**REQUIRED WORK:**
List each line in which the string "this" appears.

Records with drawing code:
==============================

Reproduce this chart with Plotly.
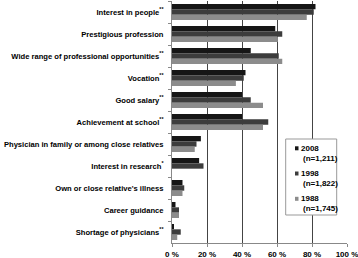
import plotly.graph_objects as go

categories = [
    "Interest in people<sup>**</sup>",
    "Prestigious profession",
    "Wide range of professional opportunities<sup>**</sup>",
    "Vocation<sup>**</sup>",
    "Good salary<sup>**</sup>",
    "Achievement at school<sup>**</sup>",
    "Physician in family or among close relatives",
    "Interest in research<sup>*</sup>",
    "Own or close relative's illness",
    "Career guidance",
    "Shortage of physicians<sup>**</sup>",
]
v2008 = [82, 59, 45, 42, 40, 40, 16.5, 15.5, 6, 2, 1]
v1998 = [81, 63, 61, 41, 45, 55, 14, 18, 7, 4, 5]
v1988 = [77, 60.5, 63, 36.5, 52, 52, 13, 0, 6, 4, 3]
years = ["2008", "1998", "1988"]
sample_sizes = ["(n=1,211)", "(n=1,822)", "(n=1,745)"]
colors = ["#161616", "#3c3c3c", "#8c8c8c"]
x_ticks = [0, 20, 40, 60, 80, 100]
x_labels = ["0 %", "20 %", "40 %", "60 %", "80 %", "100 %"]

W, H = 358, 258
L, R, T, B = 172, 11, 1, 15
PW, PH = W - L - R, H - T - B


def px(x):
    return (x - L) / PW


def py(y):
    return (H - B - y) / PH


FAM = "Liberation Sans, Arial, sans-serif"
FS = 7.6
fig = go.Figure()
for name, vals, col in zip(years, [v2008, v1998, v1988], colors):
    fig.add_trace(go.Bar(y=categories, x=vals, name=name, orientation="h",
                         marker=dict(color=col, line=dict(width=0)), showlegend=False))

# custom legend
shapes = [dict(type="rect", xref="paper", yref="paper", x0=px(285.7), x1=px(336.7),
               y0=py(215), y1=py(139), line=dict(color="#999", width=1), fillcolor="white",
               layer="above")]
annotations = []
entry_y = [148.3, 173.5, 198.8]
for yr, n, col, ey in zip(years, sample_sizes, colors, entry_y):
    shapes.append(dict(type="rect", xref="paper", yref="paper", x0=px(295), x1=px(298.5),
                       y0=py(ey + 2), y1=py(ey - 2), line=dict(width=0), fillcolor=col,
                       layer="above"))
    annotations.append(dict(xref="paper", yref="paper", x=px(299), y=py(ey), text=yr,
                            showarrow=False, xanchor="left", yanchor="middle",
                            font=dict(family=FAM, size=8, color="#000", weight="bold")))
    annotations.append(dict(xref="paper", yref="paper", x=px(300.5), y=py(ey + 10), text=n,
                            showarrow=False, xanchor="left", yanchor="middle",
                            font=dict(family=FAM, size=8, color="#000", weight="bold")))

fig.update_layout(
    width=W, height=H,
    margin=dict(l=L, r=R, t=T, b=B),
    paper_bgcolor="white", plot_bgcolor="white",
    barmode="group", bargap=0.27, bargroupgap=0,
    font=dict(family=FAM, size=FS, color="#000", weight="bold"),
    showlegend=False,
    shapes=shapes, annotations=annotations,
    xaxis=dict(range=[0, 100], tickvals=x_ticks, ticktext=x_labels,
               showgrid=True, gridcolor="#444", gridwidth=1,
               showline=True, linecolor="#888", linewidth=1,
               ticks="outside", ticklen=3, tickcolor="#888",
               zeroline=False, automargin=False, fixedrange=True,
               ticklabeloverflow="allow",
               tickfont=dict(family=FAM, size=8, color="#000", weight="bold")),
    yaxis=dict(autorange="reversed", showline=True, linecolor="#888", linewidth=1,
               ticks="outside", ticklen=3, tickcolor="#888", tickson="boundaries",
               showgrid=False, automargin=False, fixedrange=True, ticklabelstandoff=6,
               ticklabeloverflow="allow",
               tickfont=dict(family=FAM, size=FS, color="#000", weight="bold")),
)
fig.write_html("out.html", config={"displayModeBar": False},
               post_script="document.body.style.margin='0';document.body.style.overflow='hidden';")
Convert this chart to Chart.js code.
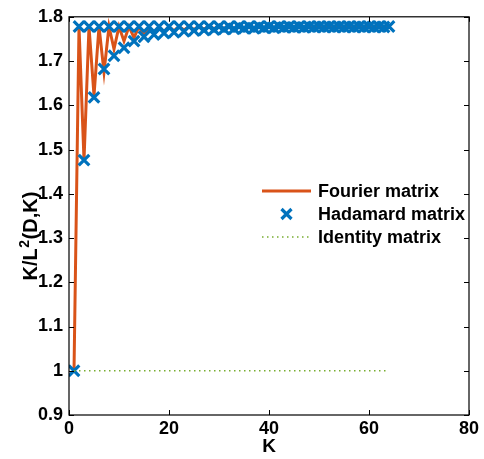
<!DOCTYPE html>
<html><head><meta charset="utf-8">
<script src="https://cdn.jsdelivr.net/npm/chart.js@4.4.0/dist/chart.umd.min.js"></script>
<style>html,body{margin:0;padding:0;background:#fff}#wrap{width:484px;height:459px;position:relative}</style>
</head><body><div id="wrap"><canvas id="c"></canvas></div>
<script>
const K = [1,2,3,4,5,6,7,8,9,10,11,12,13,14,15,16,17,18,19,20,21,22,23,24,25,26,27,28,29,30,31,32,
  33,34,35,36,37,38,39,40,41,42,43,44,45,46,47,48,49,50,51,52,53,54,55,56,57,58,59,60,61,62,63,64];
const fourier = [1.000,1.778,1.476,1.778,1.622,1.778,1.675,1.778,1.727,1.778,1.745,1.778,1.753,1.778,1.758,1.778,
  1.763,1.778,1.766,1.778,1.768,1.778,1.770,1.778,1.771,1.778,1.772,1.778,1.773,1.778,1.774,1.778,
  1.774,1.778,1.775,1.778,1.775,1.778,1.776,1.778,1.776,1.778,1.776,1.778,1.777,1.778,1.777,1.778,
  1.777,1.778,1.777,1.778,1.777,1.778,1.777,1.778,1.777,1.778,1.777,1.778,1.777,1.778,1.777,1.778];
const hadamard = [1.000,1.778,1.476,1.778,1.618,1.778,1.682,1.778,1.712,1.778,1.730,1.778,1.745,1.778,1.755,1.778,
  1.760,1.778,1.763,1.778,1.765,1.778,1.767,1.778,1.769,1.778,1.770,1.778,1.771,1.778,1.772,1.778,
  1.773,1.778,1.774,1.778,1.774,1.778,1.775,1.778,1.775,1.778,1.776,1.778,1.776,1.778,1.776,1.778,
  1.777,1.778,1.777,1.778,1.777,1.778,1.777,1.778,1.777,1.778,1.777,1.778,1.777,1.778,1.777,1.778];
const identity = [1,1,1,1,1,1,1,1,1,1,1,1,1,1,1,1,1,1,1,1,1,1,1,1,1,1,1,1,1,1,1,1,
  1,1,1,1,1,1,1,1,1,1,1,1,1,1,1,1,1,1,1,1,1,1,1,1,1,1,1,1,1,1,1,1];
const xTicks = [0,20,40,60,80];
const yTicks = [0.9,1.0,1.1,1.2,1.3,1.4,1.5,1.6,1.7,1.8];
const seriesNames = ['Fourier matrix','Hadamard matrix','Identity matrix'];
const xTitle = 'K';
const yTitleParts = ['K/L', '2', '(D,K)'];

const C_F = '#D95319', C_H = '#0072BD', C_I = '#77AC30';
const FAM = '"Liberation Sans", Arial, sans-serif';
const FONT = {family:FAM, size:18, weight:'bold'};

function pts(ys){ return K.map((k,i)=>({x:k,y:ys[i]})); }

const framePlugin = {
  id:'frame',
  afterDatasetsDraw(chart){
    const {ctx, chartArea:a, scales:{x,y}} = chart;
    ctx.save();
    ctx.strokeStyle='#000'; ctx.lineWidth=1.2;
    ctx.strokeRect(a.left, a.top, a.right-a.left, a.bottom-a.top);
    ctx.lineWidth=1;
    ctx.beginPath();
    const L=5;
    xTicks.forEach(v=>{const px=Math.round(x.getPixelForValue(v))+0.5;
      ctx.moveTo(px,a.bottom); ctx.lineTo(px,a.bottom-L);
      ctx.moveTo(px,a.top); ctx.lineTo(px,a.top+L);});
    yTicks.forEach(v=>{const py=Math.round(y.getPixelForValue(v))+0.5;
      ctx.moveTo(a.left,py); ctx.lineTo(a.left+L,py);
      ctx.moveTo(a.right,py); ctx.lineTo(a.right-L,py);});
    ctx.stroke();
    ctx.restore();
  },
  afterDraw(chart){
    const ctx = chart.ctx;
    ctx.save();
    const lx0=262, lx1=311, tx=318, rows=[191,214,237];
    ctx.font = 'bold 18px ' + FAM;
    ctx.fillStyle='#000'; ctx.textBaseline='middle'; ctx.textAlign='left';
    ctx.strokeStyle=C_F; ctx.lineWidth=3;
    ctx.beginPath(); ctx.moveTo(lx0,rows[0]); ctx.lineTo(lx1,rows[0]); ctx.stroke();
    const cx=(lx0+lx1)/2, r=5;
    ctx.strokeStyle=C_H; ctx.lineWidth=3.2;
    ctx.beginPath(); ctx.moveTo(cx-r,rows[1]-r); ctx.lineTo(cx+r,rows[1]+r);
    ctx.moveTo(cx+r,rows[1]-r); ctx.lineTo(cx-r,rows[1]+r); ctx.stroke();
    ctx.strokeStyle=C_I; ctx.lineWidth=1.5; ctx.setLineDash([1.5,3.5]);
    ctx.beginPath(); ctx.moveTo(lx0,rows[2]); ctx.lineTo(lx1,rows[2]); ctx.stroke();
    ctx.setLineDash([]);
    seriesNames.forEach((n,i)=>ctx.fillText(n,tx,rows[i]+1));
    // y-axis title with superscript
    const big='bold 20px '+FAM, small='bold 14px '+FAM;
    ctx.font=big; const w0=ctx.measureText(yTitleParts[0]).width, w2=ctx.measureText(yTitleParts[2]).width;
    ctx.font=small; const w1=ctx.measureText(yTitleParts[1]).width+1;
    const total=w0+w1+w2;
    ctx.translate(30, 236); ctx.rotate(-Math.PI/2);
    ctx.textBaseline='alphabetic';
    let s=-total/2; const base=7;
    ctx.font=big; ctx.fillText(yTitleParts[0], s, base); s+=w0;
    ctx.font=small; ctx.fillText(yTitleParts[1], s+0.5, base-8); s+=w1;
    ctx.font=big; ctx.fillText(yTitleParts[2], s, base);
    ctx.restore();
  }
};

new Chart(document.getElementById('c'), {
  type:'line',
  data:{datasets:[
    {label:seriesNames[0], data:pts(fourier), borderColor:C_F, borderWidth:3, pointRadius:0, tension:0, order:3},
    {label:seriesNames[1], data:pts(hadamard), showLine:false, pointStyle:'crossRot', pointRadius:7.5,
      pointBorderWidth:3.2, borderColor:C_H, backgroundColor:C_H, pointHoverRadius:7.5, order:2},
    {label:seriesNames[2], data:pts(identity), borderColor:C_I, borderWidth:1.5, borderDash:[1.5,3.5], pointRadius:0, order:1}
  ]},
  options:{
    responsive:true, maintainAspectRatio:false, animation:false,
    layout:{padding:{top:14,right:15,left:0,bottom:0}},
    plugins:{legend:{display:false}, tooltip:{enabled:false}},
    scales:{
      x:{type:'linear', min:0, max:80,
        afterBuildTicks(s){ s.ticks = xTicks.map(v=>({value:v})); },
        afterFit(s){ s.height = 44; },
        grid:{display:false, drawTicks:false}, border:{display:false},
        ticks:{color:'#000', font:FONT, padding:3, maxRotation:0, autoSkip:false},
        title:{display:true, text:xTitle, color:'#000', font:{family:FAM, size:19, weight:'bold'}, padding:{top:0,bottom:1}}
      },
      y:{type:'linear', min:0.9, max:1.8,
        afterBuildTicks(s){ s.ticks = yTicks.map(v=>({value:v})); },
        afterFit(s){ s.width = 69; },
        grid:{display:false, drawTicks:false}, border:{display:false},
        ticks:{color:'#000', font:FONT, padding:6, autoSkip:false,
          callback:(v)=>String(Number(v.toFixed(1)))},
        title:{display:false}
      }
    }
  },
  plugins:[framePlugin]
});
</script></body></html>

==============================

**ANSWER TO THE PROBLEM:**
Reproduce this chart with Plotly.
Convert this chart to Chart.js code.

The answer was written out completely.